Will Obama be able to just dismiss this scandal? “Up to now,” writes Ron Christie in the Daily Beast. “President Obama and congressional Democrats had thought ‘so-called’ scandals involving Benghazi, the IRS, and Operation Fast and Furious were largely behind them. 

“Nothing to see, just Republican witch hunts designed to embarrass the president and perhaps land blows against Hillary Clinton. 

“But recent revelations about shoddy care at Veterans Affairs facilities across the country have brought bipartisan condemnation from Capitol Hill that should worry a commander-in-chief whose reaction to the brewing tempest has been muted at best.

“What is most shocking to me about the VA tempest is that it repeats a pattern of conduct we’ve seen from the president and his administration. 

“Obama ran for president and asked Americans to hire him for another term based on his leadership skills, temperament, and ability to produce results. 

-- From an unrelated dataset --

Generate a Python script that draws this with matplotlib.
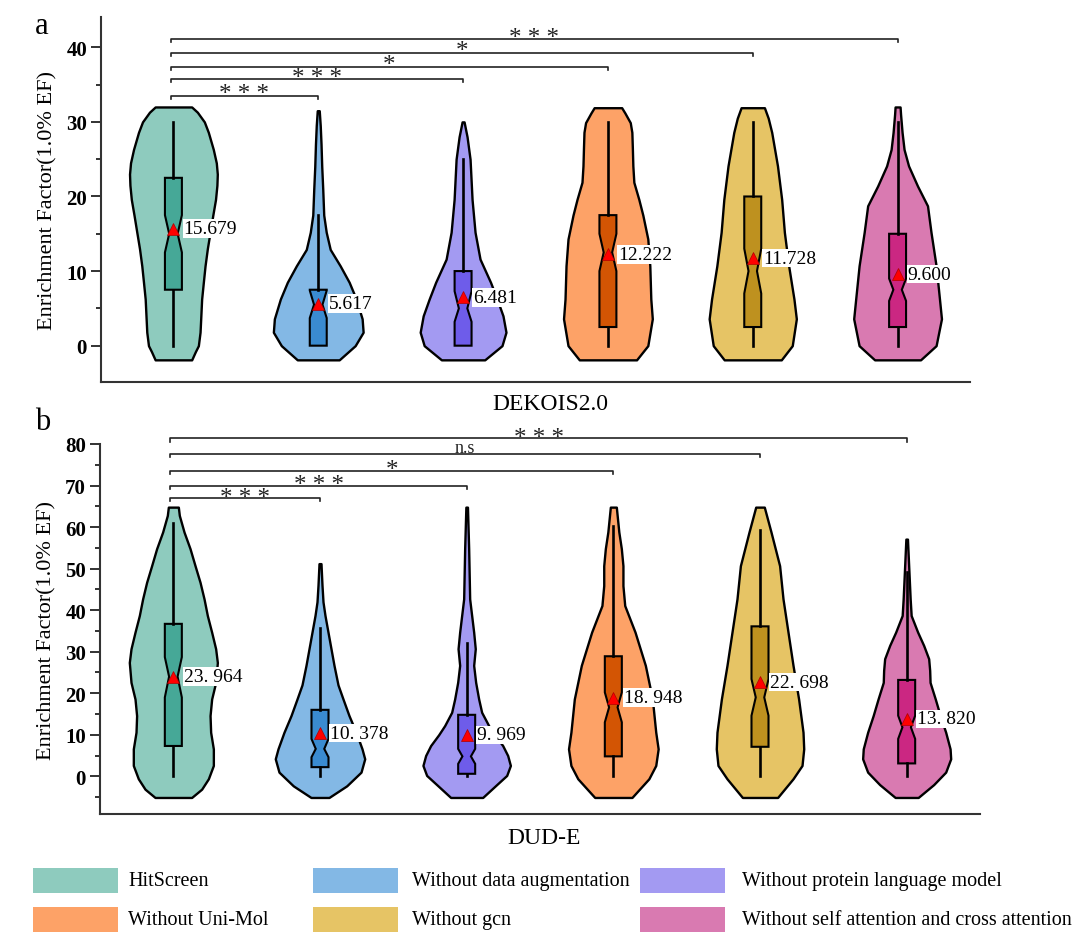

“Instead, we’ve seen the president and his team evade responsibility (and with a tiresome frequency) for areas in which they are directly responsible, parse words in an attempt to mislead, and otherwise duck long enough for the political storm of the moment to pass over for sunnier days ahead.

“Not this time,” writes Christie. “Americans of all political persuasions stand in solidarity behind those brave men and women who don the uniform to defend us from those who seek to harm our country and our allies.” 

“Are there lessons in the VA scandal for the rest of us if Obamacare survives and even expands?” asks Fund. “You betcha. There’s a lot to be mad about at the Department of Veterans Affairs. Michael Tanner of the Cato Institute notes that more than 344,000 claims for veterans’ care are backed up and waiting to be processed. It takes an average of 160 days for a veteran to be approved for health benefits, and the VA itself estimates that is has an error rate of at least 9 percent in processing claims.” 

“Obamacare will dramatically expand access to the health-care system at the same time that many surveys show doctors are likely to retire or cut back their hours,” notes Fund. “It is almost inevitable that we’ll see more waiting-list scandals as the need to ration care grows.

“This is the record of many single-payer health-care systems, and both Obama and the Senate majority leader, Harry Reid, have said that establishing a single-payer system is their long-term goal. In 2003, Obama, then an Illinois state senator, told an AFL-CIO conference: ‘I happen to be a proponent of a single-payer universal health-care program. . . . But as all of you know, we may not get there immediately.’” 

Similarly, Majority Leader Reid told a PBS interview show in Nevada, in October 2013: “What we’ve done with Obamacare is have a step in the right direction, but we’re far from having something that’s going to work forever.” When he was asked by a panelist whether he meant that ultimately the country would need a health-care system that abandoned insurance as the means of accessing it, Reid said: “Yes, yes. Absolutely yes.”

“The veterans’ hospital scandals now in the news in the United States show just how bad things can get when the pressure of patient demand and waiting lists affects bureaucratic behavior,” writes Fund. “They should serve as a warning sign.”

Publication date: May 22, 2014



Is the Growing Veterans Administration Scandal a Warning of How Obamacare Will Be Run?